# Input data start

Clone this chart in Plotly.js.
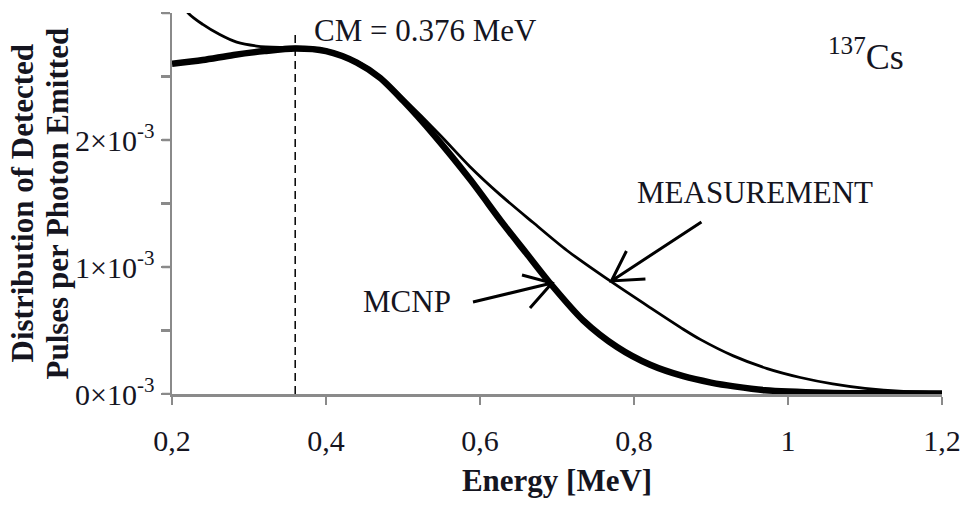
<!DOCTYPE html>
<html>
<head>
<meta charset="utf-8">
<script src="https://cdn.plot.ly/plotly-3.0.1.min.js"></script>
<style>
  html, body { margin: 0; padding: 0; background: #ffffff; }
  #chart { width: 963px; height: 505px; }
</style>
</head>
<body>
<div id="chart"></div>
<script>
// ---- Data (values in units of 10^-3) ----
const mcnpEnergy = [0.20, 0.24, 0.28, 0.32, 0.36, 0.40, 0.44, 0.47, 0.50, 0.54, 0.587, 0.63, 0.66, 0.69, 0.734, 0.778, 0.821, 0.864, 0.90, 0.93, 0.97, 1.05, 1.12, 1.20];
const mcnpValues = [2.60, 2.63, 2.67, 2.70, 2.72, 2.70, 2.61, 2.49, 2.31, 2.04, 1.69, 1.34, 1.11, 0.88, 0.58, 0.37, 0.23, 0.14, 0.09, 0.06, 0.03, 0.01, 0.005, 0.003];

const measEnergy = [0.20, 0.221, 0.24, 0.262, 0.284, 0.31, 0.34, 0.37, 0.40, 0.44, 0.47, 0.50, 0.548, 0.587, 0.626, 0.669, 0.713, 0.769, 0.821, 0.864, 0.886, 0.929, 0.973, 1.016, 1.058, 1.10, 1.15, 1.20];
const measValues = [3.20, 3.00, 2.91, 2.83, 2.77, 2.74, 2.73, 2.73, 2.71, 2.62, 2.50, 2.33, 2.04, 1.79, 1.57, 1.35, 1.13, 0.89, 0.68, 0.51, 0.43, 0.30, 0.20, 0.13, 0.08, 0.045, 0.02, 0.01];

const xTickVals = [0.2, 0.4, 0.6, 0.8, 1.0, 1.2];
const xTickLabels = ['0,2', '0,4', '0,6', '0,8', '1', '1,2'];
const yTickVals = [0, 0.5, 1, 1.5, 2, 2.5, 3];
const yTickLabels = ['0×10<sup>-3</sup>', '', '1×10<sup>-3</sup>', '', '2×10<sup>-3</sup>', '', ''];

const cmEnergy = 0.36;      // dashed marker position
const cmTop = 2.86;         // top of dashed marker
const cmLabel = 'CM = 0.376 MeV';
const measArrowTip = [0.7707, 0.89];
const mcnpArrowTip = [0.6935, 0.874];

const FONT = 'Liberation Serif, Times New Roman, serif';
const TXT = '#15151f';
const AXC = '#8a8a8a';

const traces = [
  { x: mcnpEnergy, y: mcnpValues, type: 'scatter', mode: 'lines', name: 'MCNP',
    line: { color: '#000', width: 6.5, shape: 'spline', smoothing: 0.8 }, hoverinfo: 'skip' },
  { x: measEnergy, y: measValues, type: 'scatter', mode: 'lines', name: 'MEASUREMENT',
    line: { color: '#000', width: 2.8, shape: 'spline', smoothing: 0.8 }, hoverinfo: 'skip' }
];

// open arrows drawn as pixel-sized paths anchored at the arrow tip (y offsets: up is positive)
function arrowShape(tip, path) {
  return {
    type: 'path', xref: 'x', yref: 'y', xsizemode: 'pixel', ysizemode: 'pixel',
    xanchor: tip[0], yanchor: tip[1], path: path,
    line: { color: '#000', width: 3 }, fillcolor: 'rgba(0,0,0,0)'
  };
}

// y-axis tick stubs (pixel length, anchored to the left edge of the plot at each tick value)
const yTickStubs = yTickVals.map(v => ({
  type: 'line', xref: 'paper', yref: 'y', xsizemode: 'pixel', xanchor: 0,
  x0: -10, x1: 0, y0: v, y1: v, layer: 'above',
  line: { color: AXC, width: 2.5 }
}));

const annotations = [
  { xref: 'paper', yref: 'paper', x: 0.1818, y: 0.953, xanchor: 'left', yanchor: 'middle',
    text: cmLabel, showarrow: false, font: { family: FONT, size: 31, color: TXT } },
  { xref: 'paper', yref: 'paper', x: 0.757, y: 0.5276, xanchor: 'center', yanchor: 'middle',
    text: 'MEASUREMENT', showarrow: false, font: { family: FONT, size: 31, color: TXT } },
  { xref: 'paper', yref: 'paper', x: 0.3058, y: 0.2415, xanchor: 'center', yanchor: 'middle',
    text: 'MCNP', showarrow: false, font: { family: FONT, size: 31, color: TXT } },
  { xref: 'paper', yref: 'paper', x: 0.901, y: 0.89, xanchor: 'center', yanchor: 'middle',
    text: '<sup>137</sup>Cs', showarrow: false, font: { family: FONT, size: 36, color: TXT } },
  { xref: 'paper', yref: 'paper', x: 0, y: 0.5, xanchor: 'center', yanchor: 'middle', xshift: -150,
    textangle: -90, text: '<b>Distribution of Detected</b>', showarrow: false,
    font: { family: FONT, size: 31, color: TXT } },
  { xref: 'paper', yref: 'paper', x: 0, y: 0.5, xanchor: 'center', yanchor: 'middle', xshift: -115,
    textangle: -90, text: '<b>Pulses per Photon Emitted</b>', showarrow: false,
    font: { family: FONT, size: 31, color: TXT } }
];

const layout = {
  width: 963, height: 505,
  margin: { l: 172, r: 21, t: 13, b: 111, pad: 0 },
  paper_bgcolor: '#ffffff', plot_bgcolor: '#ffffff',
  showlegend: false,
  font: { family: FONT, color: TXT },
  xaxis: {
    range: [0.2, 1.2], tickmode: 'array', tickvals: xTickVals, ticktext: xTickLabels,
    ticks: 'outside', ticklen: 8, tickwidth: 2.5, tickcolor: AXC,
    showline: true, linecolor: AXC, linewidth: 2.5, showgrid: false, zeroline: false,
    tickfont: { family: FONT, size: 30, color: TXT }, ticklabelstandoff: 10,
    title: { text: '<b>Energy [MeV]</b>', font: { family: FONT, size: 31, color: TXT }, standoff: 14 }
  },
  yaxis: {
    range: [0, 3], tickmode: 'array', tickvals: yTickVals, ticktext: yTickLabels,
    ticks: 'outside', ticklen: 9, tickwidth: 2.5, tickcolor: AXC,
    showline: true, linecolor: AXC, linewidth: 2.5, showgrid: false, zeroline: false,
    tickfont: { family: FONT, size: 30, color: TXT }
  },
  shapes: [
    { type: 'line', xref: 'x', yref: 'y', x0: cmEnergy, x1: cmEnergy, y0: 0, y1: cmTop,
      line: { color: '#000', width: 1.5, dash: '8px,5px' } },
    arrowShape(measArrowTip, 'M90,59L0,0M15,30L0,0L34,2'),
    arrowShape(mcnpArrowTip, 'M-79,-19L0,0M-30,8L0,0L-22,-25')
  ].concat(yTickStubs),
  annotations: annotations
};

Plotly.newPlot('chart', traces, layout, { displayModeBar: false, staticPlot: true });
</script>
</body>
</html>
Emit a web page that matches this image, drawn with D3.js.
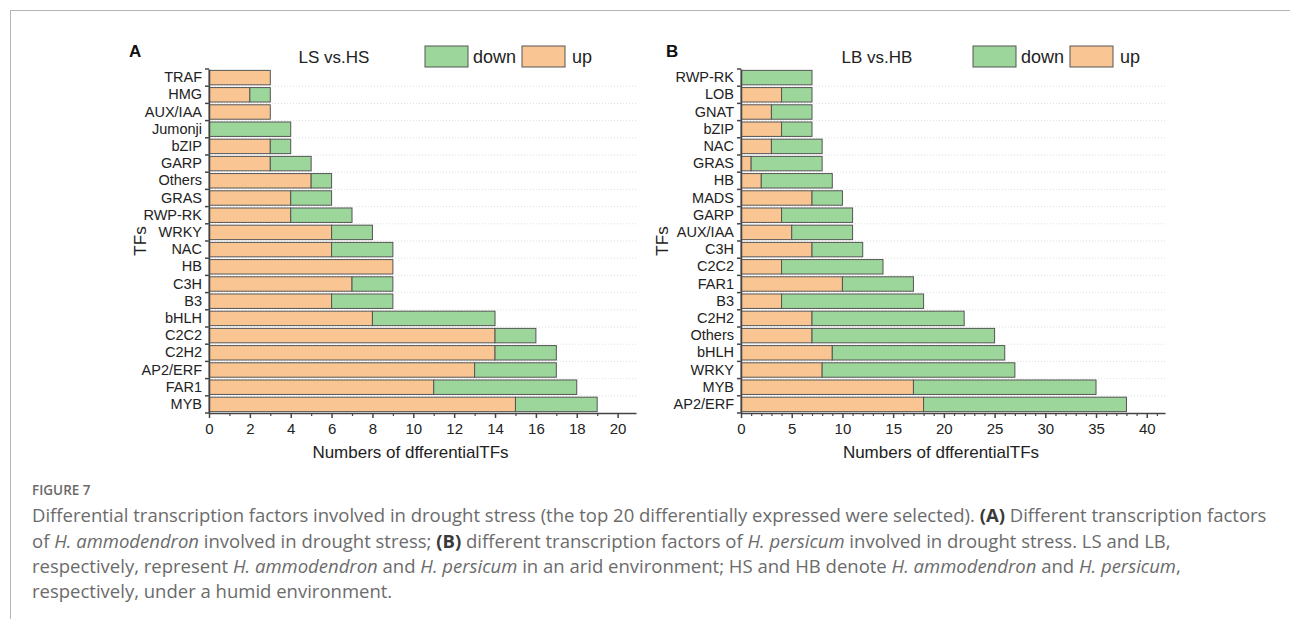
<!DOCTYPE html>
<html>
<head>
<meta charset="utf-8">
<script src="https://cdn.jsdelivr.net/npm/d3@7"></script>
<style>
  body { margin: 0; background: #fff; }
  svg { display: block; }
</style>
</head>
<body>
<svg id="fig" width="1290" height="619"></svg>
<script>
// panel A: LS vs HS
var catsA = ["TRAF", "HMG", "AUX/IAA", "Jumonji", "bZIP", "GARP", "Others", "GRAS", "RWP-RK", "WRKY",
  "NAC", "HB", "C3H", "B3", "bHLH", "C2C2", "C2H2", "AP2/ERF", "FAR1", "MYB"];
var upA   = [3, 2, 3, 0, 3, 3, 5, 4, 4, 6, 6, 9, 7, 6, 8, 14, 14, 13, 11, 15];
var downA = [0, 1, 0, 4, 1, 2, 1, 2, 3, 2, 3, 0, 2, 3, 6, 2, 3, 4, 7, 4];
var ticksA = [0, 2, 4, 6, 8, 10, 12, 14, 16, 18, 20];

// panel B: LB vs HB
var catsB = ["RWP-RK", "LOB", "GNAT", "bZIP", "NAC", "GRAS", "HB", "MADS", "GARP", "AUX/IAA",
  "C3H", "C2C2", "FAR1", "B3", "C2H2", "Others", "bHLH", "WRKY", "MYB", "AP2/ERF"];
var upB   = [0, 4, 3, 4, 3, 1, 2, 7, 4, 5, 7, 4, 10, 4, 7, 7, 9, 8, 17, 18];
var downB = [7, 3, 4, 3, 5, 7, 7, 3, 7, 6, 5, 10, 7, 14, 15, 18, 17, 19, 18, 20];
var ticksB = [0, 5, 10, 15, 20, 25, 30, 35, 40];

var UP_COL = "#f9c592";
var DOWN_COL = "#9dd69b";
var FONT = "'Liberation Sans', Arial, sans-serif";

var svg = d3.select("#fig");

// page frame
svg.append("line").attr("x1", 10).attr("x2", 1290).attr("y1", 10.5).attr("y2", 10.5)
  .attr("stroke", "#b5b5b5");
svg.append("line").attr("x1", 10.5).attr("x2", 10.5).attr("y1", 10).attr("y2", 619)
  .attr("stroke", "#b5b5b5");

function drawPanel(p){
  var g = svg.append("g");
  var rows = p.cats.map(function(c, i){ return {cat: c, up: p.up[i], down: p.down[i]}; });

  var x = d3.scaleLinear().domain([0, p.xmax]).range([p.left, p.right]);
  var y = d3.scaleBand().domain(p.cats).range([p.top, p.bottom])
    .paddingInner(0.16).paddingOuter(0.08);
  var step = y.step();
  var bounds = p.cats.map(function(c){ return y(c) - step * 0.08; });
  bounds.push(p.bottom);

  // dotted gridlines between rows
  g.selectAll("line.grid").data(bounds.slice(1, -1)).enter().append("line")
    .attr("class", "grid")
    .attr("x1", p.left).attr("x2", p.right)
    .attr("y1", function(d){ return d; }).attr("y2", function(d){ return d; })
    .attr("stroke", "#d6d6d6").attr("stroke-width", 0.8)
    .attr("stroke-dasharray", "1,2");

  // up segment
  g.selectAll("rect.up").data(rows.filter(function(d){ return d.up > 0; })).enter().append("rect")
    .attr("class", "up")
    .attr("x", x(0))
    .attr("y", function(d){ return y(d.cat); })
    .attr("width", function(d){ return x(d.up) - x(0); })
    .attr("height", y.bandwidth())
    .attr("fill", UP_COL).attr("stroke", "#555").attr("stroke-width", 1);

  // down segment stacked after up
  g.selectAll("rect.down").data(rows.filter(function(d){ return d.down > 0; })).enter().append("rect")
    .attr("class", "down")
    .attr("x", function(d){ return x(d.up); })
    .attr("y", function(d){ return y(d.cat); })
    .attr("width", function(d){ return x(d.up + d.down) - x(d.up); })
    .attr("height", y.bandwidth())
    .attr("fill", DOWN_COL).attr("stroke", "#555").attr("stroke-width", 1);

  // y axis: labels centred on bars, ticks on row boundaries
  var yAxis = g.append("g").attr("transform", "translate(" + p.left + ",0)")
    .call(d3.axisLeft(y).tickSize(0).tickPadding(7));
  yAxis.select(".domain").attr("stroke", "#444").attr("stroke-width", 1.5);
  yAxis.selectAll("text").attr("font-family", FONT).attr("font-size", 14.5).attr("fill", "#222");
  g.selectAll("line.ytick").data(bounds).enter().append("line")
    .attr("class", "ytick")
    .attr("x1", p.left - 4).attr("x2", p.left)
    .attr("y1", function(d){ return d; }).attr("y2", function(d){ return d; })
    .attr("stroke", "#444").attr("stroke-width", 1.5);

  // x axis: major + minor ticks
  var minor = d3.range(0, p.xmax, p.minorStep).filter(function(v){ return p.ticks.indexOf(v) < 0; });
  var xMinor = g.append("g").attr("transform", "translate(0," + p.bottom + ")")
    .call(d3.axisBottom(x).tickValues(minor).tickSize(3).tickFormat(""));
  xMinor.select(".domain").remove();
  xMinor.selectAll("line").attr("stroke", "#444").attr("stroke-width", 1.2);
  var xAxis = g.append("g").attr("transform", "translate(0," + p.bottom + ")")
    .call(d3.axisBottom(x).tickValues(p.ticks).tickSize(5).tickSizeOuter(0).tickPadding(5));
  xAxis.select(".domain").attr("stroke", "#444").attr("stroke-width", 1.5);
  xAxis.selectAll("line").attr("stroke", "#444").attr("stroke-width", 1.5);
  xAxis.selectAll("text").attr("font-family", FONT).attr("font-size", 15).attr("fill", "#222");

  // axis titles
  g.append("text").attr("x", (p.left + p.right) / 2 - 12).attr("y", 458)
    .attr("text-anchor", "middle").attr("font-family", FONT).attr("font-size", 17).attr("fill", "#222")
    .text("Numbers of dfferentialTFs");
  g.append("text").attr("transform", "translate(" + p.ylabX + ",241) rotate(-90)")
    .attr("text-anchor", "middle").attr("font-family", FONT).attr("font-size", 17).attr("fill", "#222")
    .text("TFs");

  // panel letter and comparison title
  g.append("text").attr("x", p.letterX).attr("y", 57)
    .attr("font-family", FONT).attr("font-size", 17).attr("font-weight", "bold").attr("fill", "#111")
    .text(p.letter);
  g.append("text").attr("x", p.titleX).attr("y", 63).attr("text-anchor", "middle")
    .attr("font-family", FONT).attr("font-size", 17).attr("fill", "#222")
    .text(p.title);

  // legend
  var leg = g.append("g").attr("transform", "translate(" + p.legX + ",46)");
  leg.append("rect").attr("x", 0).attr("y", 0).attr("width", 43).attr("height", 21)
    .attr("fill", DOWN_COL).attr("stroke", "#555");
  leg.append("text").attr("x", 48).attr("y", 17).attr("font-family", FONT).attr("font-size", 18)
    .attr("fill", "#222").text("down");
  leg.append("rect").attr("x", 97).attr("y", 0).attr("width", 43).attr("height", 21)
    .attr("fill", UP_COL).attr("stroke", "#555");
  leg.append("text").attr("x", 147).attr("y", 17).attr("font-family", FONT).attr("font-size", 18)
    .attr("fill", "#222").text("up");
}

drawPanel({cats: catsA, up: upA, down: downA, ticks: ticksA, xmax: 20.9, minorStep: 1,
  left: 209, right: 636, top: 69, bottom: 413,
  ylabX: 146, letter: "A", letterX: 129, title: "LS vs.HS", titleX: 334, legX: 425});

drawPanel({cats: catsB, up: upB, down: downB, ticks: ticksB, xmax: 41.8, minorStep: 1,
  left: 741, right: 1165, top: 69, bottom: 413,
  ylabX: 668, letter: "B", letterX: 666, title: "LB vs.HB", titleX: 877, legX: 973});

// caption
var CAP_FONT = "'Open Sans', 'Noto Sans', sans-serif";
svg.append("text").attr("x", 32).attr("y", 495)
  .attr("font-family", CAP_FONT).attr("font-size", 13.5).attr("font-weight", 600).attr("fill", "#6a6a6a")
  .text("FIGURE 7");

var capLines = [
  [["Differential transcription factors involved in drought stress (the top 20 differentially expressed were selected). ", ""], ["(A)", "b"], [" Different transcription factors", ""]],
  [["of ", ""], ["H. ammodendron", "i"], [" involved in drought stress; ", ""], ["(B)", "b"], [" different transcription factors of ", ""], ["H. persicum", "i"], [" involved in drought stress. LS and LB,", ""]],
  [["respectively, represent ", ""], ["H. ammodendron", "i"], [" and ", ""], ["H. persicum", "i"], [" in an arid environment; HS and HB denote ", ""], ["H. ammodendron", "i"], [" and ", ""], ["H. persicum", "i"], [",", ""]],
  [["respectively, under a humid environment.", ""]]
];
var capY = [522, 547.5, 573, 598];

capLines.forEach(function(line, i){
  var t = svg.append("text").attr("x", 32).attr("y", capY[i])
    .attr("font-family", CAP_FONT).attr("font-size", 18.5).attr("fill", "#6b6b6b")
    .attr("xml:space", "preserve");
  line.forEach(function(seg){
    t.append("tspan")
      .attr("font-weight", seg[1] == "b" ? "bold" : null)
      .attr("font-style", seg[1] == "i" ? "italic" : null)
      .attr("fill", seg[1] == "b" ? "#3a3a3a" : null)
      .text(seg[0]);
  });
});
</script>
</body>
</html>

# Input data end

Repeat exactly the lines from the first line of the records above through the line containing "const AXC = '#8a8a8a';", leaving out the pictures.

Clone this chart in Plotly.js.
<!DOCTYPE html>
<html>
<head>
<meta charset="utf-8">
<script src="https://cdn.plot.ly/plotly-3.0.1.min.js"></script>
<style>
  html, body { margin: 0; padding: 0; background: #ffffff; }
  #chart { width: 963px; height: 505px; }
</style>
</head>
<body>
<div id="chart"></div>
<script>
// ---- Data (values in units of 10^-3) ----
const mcnpEnergy = [0.20, 0.24, 0.28, 0.32, 0.36, 0.40, 0.44, 0.47, 0.50, 0.54, 0.587, 0.63, 0.66, 0.69, 0.734, 0.778, 0.821, 0.864, 0.90, 0.93, 0.97, 1.05, 1.12, 1.20];
const mcnpValues = [2.60, 2.63, 2.67, 2.70, 2.72, 2.70, 2.61, 2.49, 2.31, 2.04, 1.69, 1.34, 1.11, 0.88, 0.58, 0.37, 0.23, 0.14, 0.09, 0.06, 0.03, 0.01, 0.005, 0.003];

const measEnergy = [0.20, 0.221, 0.24, 0.262, 0.284, 0.31, 0.34, 0.37, 0.40, 0.44, 0.47, 0.50, 0.548, 0.587, 0.626, 0.669, 0.713, 0.769, 0.821, 0.864, 0.886, 0.929, 0.973, 1.016, 1.058, 1.10, 1.15, 1.20];
const measValues = [3.20, 3.00, 2.91, 2.83, 2.77, 2.74, 2.73, 2.73, 2.71, 2.62, 2.50, 2.33, 2.04, 1.79, 1.57, 1.35, 1.13, 0.89, 0.68, 0.51, 0.43, 0.30, 0.20, 0.13, 0.08, 0.045, 0.02, 0.01];

const xTickVals = [0.2, 0.4, 0.6, 0.8, 1.0, 1.2];
const xTickLabels = ['0,2', '0,4', '0,6', '0,8', '1', '1,2'];
const yTickVals = [0, 0.5, 1, 1.5, 2, 2.5, 3];
const yTickLabels = ['0×10<sup>-3</sup>', '', '1×10<sup>-3</sup>', '', '2×10<sup>-3</sup>', '', ''];

const cmEnergy = 0.36;      // dashed marker position
const cmTop = 2.86;         // top of dashed marker
const cmLabel = 'CM = 0.376 MeV';
const measArrowTip = [0.7707, 0.89];
const mcnpArrowTip = [0.6935, 0.874];

const FONT = 'Liberation Serif, Times New Roman, serif';
const TXT = '#15151f';
const AXC = '#8a8a8a';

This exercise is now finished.